Hoje vivemos em um mundo de neocavernas. Como já expliquei aqui nesta Coluna hebdomadária, Platão foi quem primeiro denunciou as fake news, ao dizer que as sombras eram (só) sombras. O sujeito que viu a luz foi apedrejado. Hoje, se você quiser convencer a algum neocavernista de que suas ideias estão equivocadas, ele dirá: quem é você? Eu tenho minha própria ideia sobre o assunto. É o que eu chamo de “a era do anti intelectualismo”, tempos em que os ignorantes têm raiva dos que sabem alguma coisa. Os ignorantes só se sentem bem quando encontram outros ignorantes.
Machado de Assis demonstra bem o modo como o solipsismo (mundo ensimesmado em que quem diz o mundo é viciado em si mesmo) é um problema sério da modernidade. Vejam que Machado escreveu antes das grandes teses desenvolvidas por gente como Heidegger e Wittgenstein.

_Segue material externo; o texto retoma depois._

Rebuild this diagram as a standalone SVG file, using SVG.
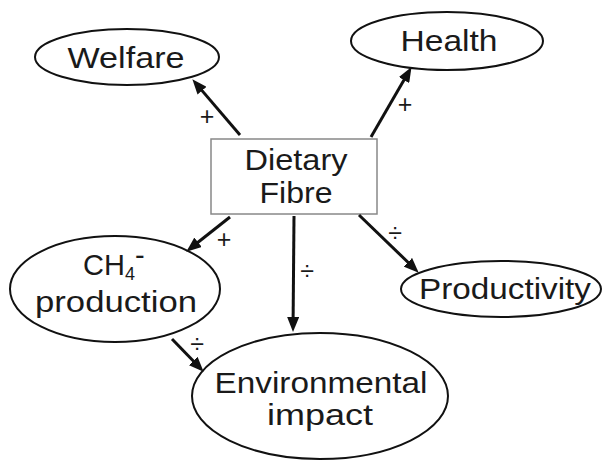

O conto Ideias de Canário nos ajuda a entender o “sujeito ensimesmado” preso na neocaverna (grupos de whatsapp e redes sociais). Um homem, Sr. Macedo, vê um canário em uma gaiola pendurada em uma loja de quinquilharias. Ao indagar em voz alta quem teria aprisionado a pobre ave, esta lhe responde que está enganado.
Ninguém o prendera. O Sr. Macedo então indagou-lhe se não tinha saudade do espaço azul e infinito, ao que o canário retrucou: “– Que coisa é essa de azul e infinito?” Então, o homem afinou a pergunta: “– Que pensas do mundo, ó canário?” E este respondeu com ar professoral: “O mundo é uma loja de quinquilharias, com uma pequena gaiola de taquara, quadrilonga, pendente de um prego; e eu sou o senhor da gaiola que habito e da loja que o cerca. Fora daí tudo é ilusão”. E acrescentou: “Aliás, o homem da loja é, na verdade, o meu criado, servindo-me comida e água todos os dias”. Encantado com a cena, o Sr. Macedo comprou o canário e uma gaiola nova.
Levou-o para a sua casa para estudar o canário, anotando a experiência. Três semanas depois da entrada do canário na casa nova, pediu-lhe que lhe repetisse a definição do mundo. “– O mundo”, respondeu ele, “é um jardim assaz largo com repuxo no meio, flores e arbustos, alguma grama, ar claro e um pouco de azul por cima; o canário, dono do mundo, habita uma gaiola vasta, branca e circular, donde mira o resto. Tudo o mais é ilusão e mentira”.
Dias depois, o canário fugiu. Triste, o homem foi passear na casa de um amigo. Passeando pelo vasto jardim, eis que deu de cara com o canário. “– Viva, Sr. Macedo, por onde tem andado que desapareceu?” O Sr. Macedo pediu, então, que o canário lhe definisse de novo o mundo. “- O mundo”, concluiu solenemente, “é um espaço infinito e azul, com o sol por cima”. Indignado, o Sr. Macedo retorquiu-lhe: “– Sim, o mundo era tudo, inclusive a gaiola e a loja de quinquilharias!”. Ao que o canário disse: “– Que loja? Que gaiola? Estás louco?”.
Para o canário, o mundo era exclusivamente a sua gaiola e o brechó. O resto era pura ilusão e mentira.
Quantos canários você encontra por dia? Você mesmo já se deu conta de que, por vezes, age como o canário? Saludos!